*Directive*
Can you transcribe the data exactly? Leave the pictures out.

Dataset excerpt start

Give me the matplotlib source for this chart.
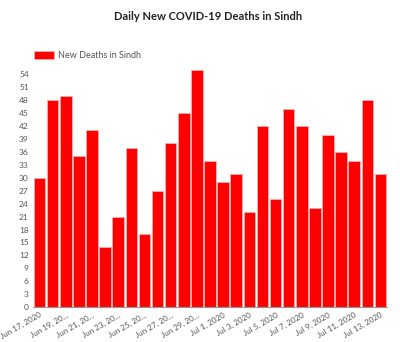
import matplotlib
matplotlib.use("Agg")
import matplotlib.pyplot as plt

deaths = [30, 48, 49, 35, 41, 14, 21, 37, 17, 27, 38, 45, 55, 34, 29, 31,
          22, 42, 25, 46, 42, 23, 40, 36, 34, 48, 31]
tick_labels = ["Jun 17, 2020", "Jun 19, 20...", "Jun 21, 20...", "Jun 23, 20...",
               "Jun 25, 20...", "Jun 27, 20...", "Jun 29, 20...", "Jul 1, 2020",
               "Jul 3, 2020", "Jul 5, 2020", "Jul 7, 2020", "Jul 9, 2020",
               "Jul 11, 2020", "Jul 13, 2020"]
yticks = list(range(0, 55, 3))

plt.rcParams['font.family'] = ['Lato', 'DejaVu Sans']

fig = plt.figure(figsize=(4, 3.42), dpi=100)
ax = fig.add_axes([0.0825, 0.102, 0.885, 0.693])

x = list(range(len(deaths)))
ax.bar(x, deaths, width=0.88, color='#ff0000', edgecolor='#ffb0b0', linewidth=0.6,
       label='New Deaths in Sindh')
ax.set_xlim(-0.5, len(deaths) - 0.5)
ax.set_ylim(0, 55)
ax.set_yticks(yticks)
ax.set_yticklabels([str(v) for v in yticks], fontsize=6, color='#555555')
ax.set_xticks(x[::2])
ax.set_xticklabels(tick_labels, rotation=30, ha='right', rotation_mode='anchor',
                   fontsize=5.8, color='#555555')
ax.tick_params(length=0, pad=3)
for s in ['top', 'right', 'left']:
    ax.spines[s].set_visible(False)
ax.spines['bottom'].set_color('#999999')
ax.spines['bottom'].set_linewidth(0.8)

fig.text(0.52, 0.953, 'Daily New COVID-19 Deaths in Sindh', ha='center', va='center',
         fontsize=8, color='#222222', fontweight='bold')
fig.legend(loc='upper left', bbox_to_anchor=(0.065, 0.875), frameon=False, fontsize=6.5,
           handlelength=2.2, handleheight=0.9, handletextpad=0.4, labelcolor='#555555')

fig.savefig('out.png', dpi=100)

Dataset excerpt end

*Final answer*
Give me the matplotlib source for this chart.
import matplotlib
matplotlib.use("Agg")
import matplotlib.pyplot as plt

deaths = [30, 48, 49, 35, 41, 14, 21, 37, 17, 27, 38, 45, 55, 34, 29, 31,
          22, 42, 25, 46, 42, 23, 40, 36, 34, 48, 31]
tick_labels = ["Jun 17, 2020", "Jun 19, 20...", "Jun 21, 20...", "Jun 23, 20...",
               "Jun 25, 20...", "Jun 27, 20...", "Jun 29, 20...", "Jul 1, 2020",
               "Jul 3, 2020", "Jul 5, 2020", "Jul 7, 2020", "Jul 9, 2020",
               "Jul 11, 2020", "Jul 13, 2020"]
yticks = list(range(0, 55, 3))

plt.rcParams['font.family'] = ['Lato', 'DejaVu Sans']

fig = plt.figure(figsize=(4, 3.42), dpi=100)
ax = fig.add_axes([0.0825, 0.102, 0.885, 0.693])

x = list(range(len(deaths)))
ax.bar(x, deaths, width=0.88, color='#ff0000', edgecolor='#ffb0b0', linewidth=0.6,
       label='New Deaths in Sindh')
ax.set_xlim(-0.5, len(deaths) - 0.5)
ax.set_ylim(0, 55)
ax.set_yticks(yticks)
ax.set_yticklabels([str(v) for v in yticks], fontsize=6, color='#555555')
ax.set_xticks(x[::2])
ax.set_xticklabels(tick_labels, rotation=30, ha='right', rotation_mode='anchor',
                   fontsize=5.8, color='#555555')
ax.tick_params(length=0, pad=3)
for s in ['top', 'right', 'left']:
    ax.spines[s].set_visible(False)
ax.spines['bottom'].set_color('#999999')
ax.spines['bottom'].set_linewidth(0.8)

fig.text(0.52, 0.953, 'Daily New COVID-19 Deaths in Sindh', ha='center', va='center',
         fontsize=8, color='#222222', fontweight='bold')
fig.legend(loc='upper left', bbox_to_anchor=(0.065, 0.875), frameon=False, fontsize=6.5,
           handlelength=2.2, handleheight=0.9, handletextpad=0.4, labelcolor='#555555')

fig.savefig('out.png', dpi=100)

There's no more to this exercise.